In the U.S., due to wind direction, generally go west young women. But, you men, should head east. I heard there is free beer in Atlantic City.
@bagoh20: You're confusing the blast with the aftermath. If the blast gets you, the blast gets you. If it doesn't, you've got choices to make.
If such an event were to occur and it was a result of islamic terrorism then pick at random one of the 57 islamic nations and annihilate it. Repeat as often as needed.
Skepticism of this approach is rooted in a Cold War mentality where literally thousands of high yield nuclear warhead would be employed. We are talking about a single low yield terrorist weapon being detonated a specific point.
Contrary to popular opinion not everybody dies within 50 miles of a 10kt explosion. Most of the people will die from the blast and heat; and since we don't live in paper cities like the Japanese that number will be relatively small. By way of example if the we had dropped the first bomb on Dresden instead of Hiroshima the number of casualites would have been much less then the conventional bombing of the city. By limiting your exposure to the most lethal radiation that will fall in the first 48 hours your chances of survival go up very rapidly. So no, "Duck and Cover and shelter in place is not a stupid strategy for survival.
David, Curtiss: I realize it's an easy point to score, but... isn't it the Administration actually doing its job right for once?
If any mention of what to do if an attack occurs is shrugged off as a "plan for absorbing it" or making it "acceptable", then we're left with being completely unprepared if it happens.

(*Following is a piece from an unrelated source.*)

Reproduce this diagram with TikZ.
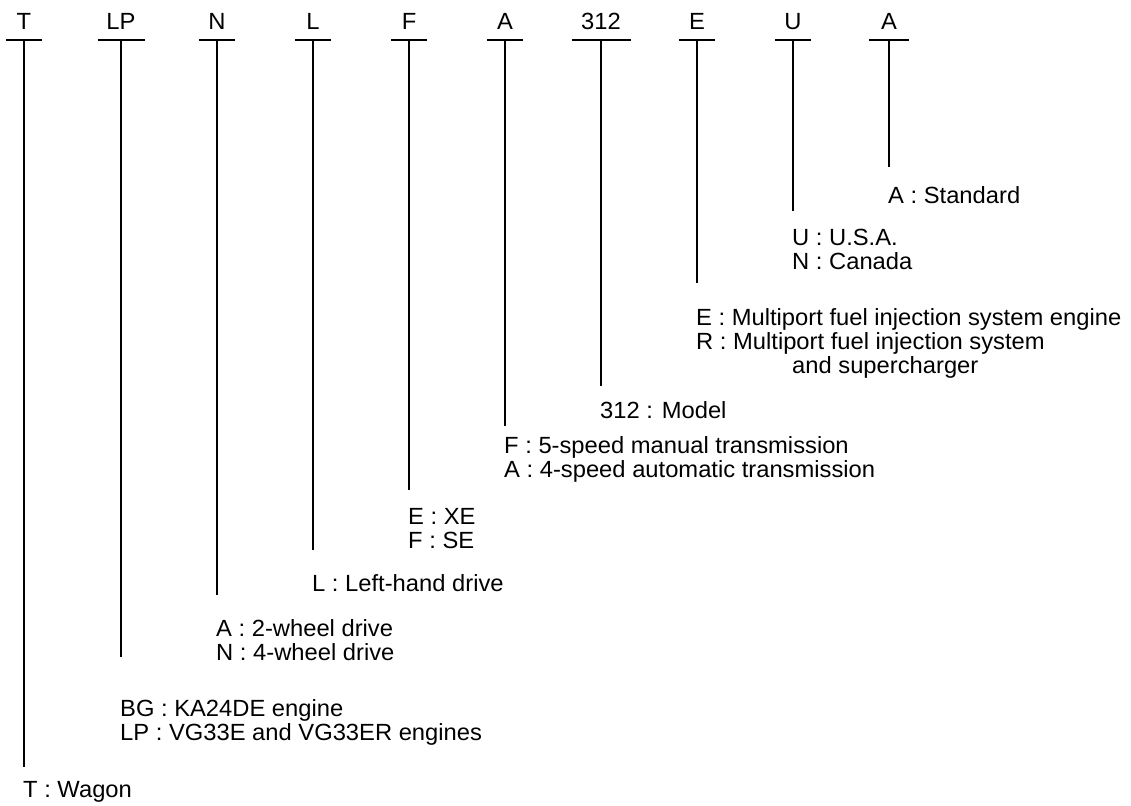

And since it's nigh impossible to make it impossible to carry out, the alternative would seem to be "leaving people unequipped for the eventuality because you don't like it being mentioned", or the ol' head-in-the-sand routing.
(I'm pretty sure air raid drills at a military base did not signal that the Army intended to "absorb" the attack or that it was "acceptable".
Just that it might happen and that one ought to know what to do if it does.)
edutcher: As much as I hate to give "the lefties" credit about nuclear issues, where they're almost entirely wrong, there is (as Reynolds points out, even in the excerpt) a huge difference between megaton and multi-megaton attacks and the sorts of maybe-20-kt attacks a terrorist organization might be able to arrange.
Sig, your own post reveals acceptability through inevitability. To be clear, I do not think that the hints of acceptability are Obama's fault. It is simply a notion that is growing, and it's interesting that therefore a tactic formerly scoffed at is now promoted.
I am old enough to have been drilled in duck and cover when in grade school. We had been well educated in what a nuclear weapon could do, and did not think duck and cover would be very helpful.
What was helpful, it turned out, was the clear policy that a nuclear attack would result in a nuclear response against those ultimately responsible for the attack. Thus Kennedy's clear and unambiguous statement during the Cuban missile crisis that an attack from Cuba would be regarded as an attack by the Soviet Union, calling for "full retaliatory response."